Die Show begann am späten Nachmittag. Exaltiert, schreiend und einander anrempelnd gaben sie Motive an wie „für meinen Enkel Gabriel“, „für die Tante, die mich gehütet hat, als ich klein war“, „für meine Familie und mein Land“ und dergleichen mehr. Aufmerksamkeit erregte, wegen ihrer Ernsthaftigkeit, die Rechtfertigung des Kongressabgeordneten Jair Bolsonaro, zugunsten der Amtsenthebung zu stimmen: Er widmete sein Votum dem Oberst Brilhante Ustra, einem Folterer aus den Zeiten der Diktatur.
Nicht ein einziges Mal bezog sich jemand auf die angebliche „Steuer-Kosmetik“ (ein Delikt in der Handhabung öffentlicher Konten), deren man die Präsidentin beschuldigt. Ein juristischer Bericht, der zu dieser Diskussion im Kongress führte, wurde offenbar ad acta gelegt.
Von den 513 Deputierten, die während der Abstimmung zugegen waren, gibt es bei annähernd 150 Untersuchungen wegen Verdachtsmomenten, die von Geldwäsche über Korruption bis zu politischen Gefälligkeiten gehen. Die Website BBC Brasil präzisiert, dass es bei 48 von ihnen laufende Strafverfahren gibt, der prominenteste davon ist der Leiter der Abgeordnetenkammer Eduardo Cunha, einer der Hauptanstifter des Verfahrens gegen Rousseff.
Trotz der Bemühungen der Kongressabgeordneten, die sich gegen das Impeachment aussprechen, derer, die die Errungenschaften aus den Regierungsjahren der Arbeiterpartei verteidigen, setzte sich die Meinung jener durch, die ihren politischen Vorteil aus der jetzigen Situation schlagen wollen.
Jetzt liegt die Angelegenheit dem Senat vor, wo die Debatte am morgigen Mittwoch beginnen soll. Binnen zehn Tagen wird man einen Bericht vorlegen über die Zulässigkeit oder die Nichtzulässigkeit des Prozesses.
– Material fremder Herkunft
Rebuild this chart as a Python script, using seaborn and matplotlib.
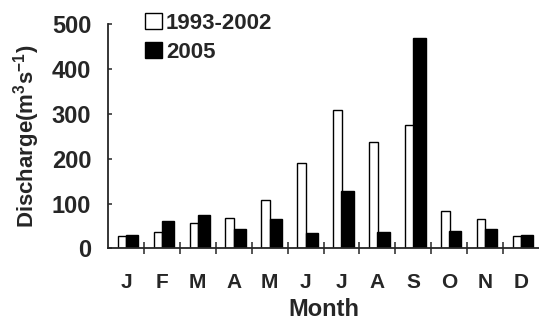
import numpy as np
import pandas as pd
import matplotlib
matplotlib.use("Agg")
import matplotlib.pyplot as plt
import seaborn as sns
from matplotlib.patches import Patch

# Monthly discharge values (m3 s-1)
months = ["J", "F", "M", "A", "M", "J", "J", "A", "S", "O", "N", "D"]
period_labels = ["1993-2002", "2005"]
discharge_mean = [28, 36, 56, 67, 108, 190, 309, 237, 275, 83, 65, 28]
discharge_2005 = [30, 62, 74, 43, 65, 34, 128, 36, 470, 38, 44, 29]
y_ticks = [0, 100, 200, 300, 400, 500]

sns.set_style("ticks")
plt.rcParams["font.family"] = ["Liberation Sans", "DejaVu Sans"]
plt.rcParams["font.weight"] = "bold"
plt.rcParams["mathtext.default"] = "regular"

month_idx = list(range(len(months)))
df = pd.DataFrame({
    "idx": month_idx * 2,
    "value": discharge_mean + discharge_2005,
    "period": [period_labels[0]] * 12 + [period_labels[1]] * 12,
})

fig = plt.figure(figsize=(5.39, 3.24), dpi=100)
ax = fig.add_axes([0.2004, 0.2336, 0.7996, 0.6914])

sns.barplot(data=df, x="idx", y="value", hue="period", order=month_idx,
            hue_order=period_labels, palette=["white", "black"],
            edgecolor="black", linewidth=1.0, width=0.6, legend=False, ax=ax)

# open bars a bit narrower than the solid ones, as in the original
for bar in ax.containers[0]:
    c = bar.get_x() + bar.get_width()
    bar.set_width(0.24)
    bar.set_x(c - 0.24 + 0.01)
for bar in ax.containers[1]:
    bar.set_width(0.34)

ax.set_xlim(-0.5, 11.5)
ax.set_ylim(0, 500)
ax.set_yticks(y_ticks)
ax.set_xticks(month_idx)
ax.set_xticklabels(months)
ax.set_xticks(np.arange(0.5, 11, 1), minor=True)
ax.tick_params(axis="x", which="major", length=0, pad=18, labelsize=15)
ax.tick_params(axis="x", which="minor", direction="inout", length=9, width=1.1)
ax.tick_params(axis="y", direction="in", length=3, width=1.1, pad=12, labelsize=17)

sns.despine(ax=ax)
for s in ["left", "bottom"]:
    ax.spines[s].set_linewidth(1.3)

ax.set_xlabel("Month", fontsize=17, fontweight="bold", labelpad=4)
ax.set_ylabel("Discharge(m$^3$s$^{-1}$)", fontsize=16, fontweight="bold", labelpad=7)

handles = [Patch(facecolor="white", edgecolor="black", linewidth=1.0),
           Patch(facecolor="black", edgecolor="black", linewidth=1.0)]
ax.legend(handles, period_labels, loc="upper left", bbox_to_anchor=(0.065, 1.09),
          frameon=False, fontsize=16, handlelength=0.75, handleheight=0.75,
          handletextpad=0.2, labelspacing=0.35, borderaxespad=0)

fig.savefig("out.png", dpi=100)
Für den Fall, dass es grünes Licht für die Eröffnung des politischen Verfahrens gibt, würde Rousseff für 180 Tage aus ihrem Amt entfernt und laut Verfassung würde der Vizepräsident des Landes Michel Temer, der sich inzwischen ebenfalls offen gegen die Präsidentin stellt, für diesen Zeitraum kommissarisch die Geschäfte übernehmen.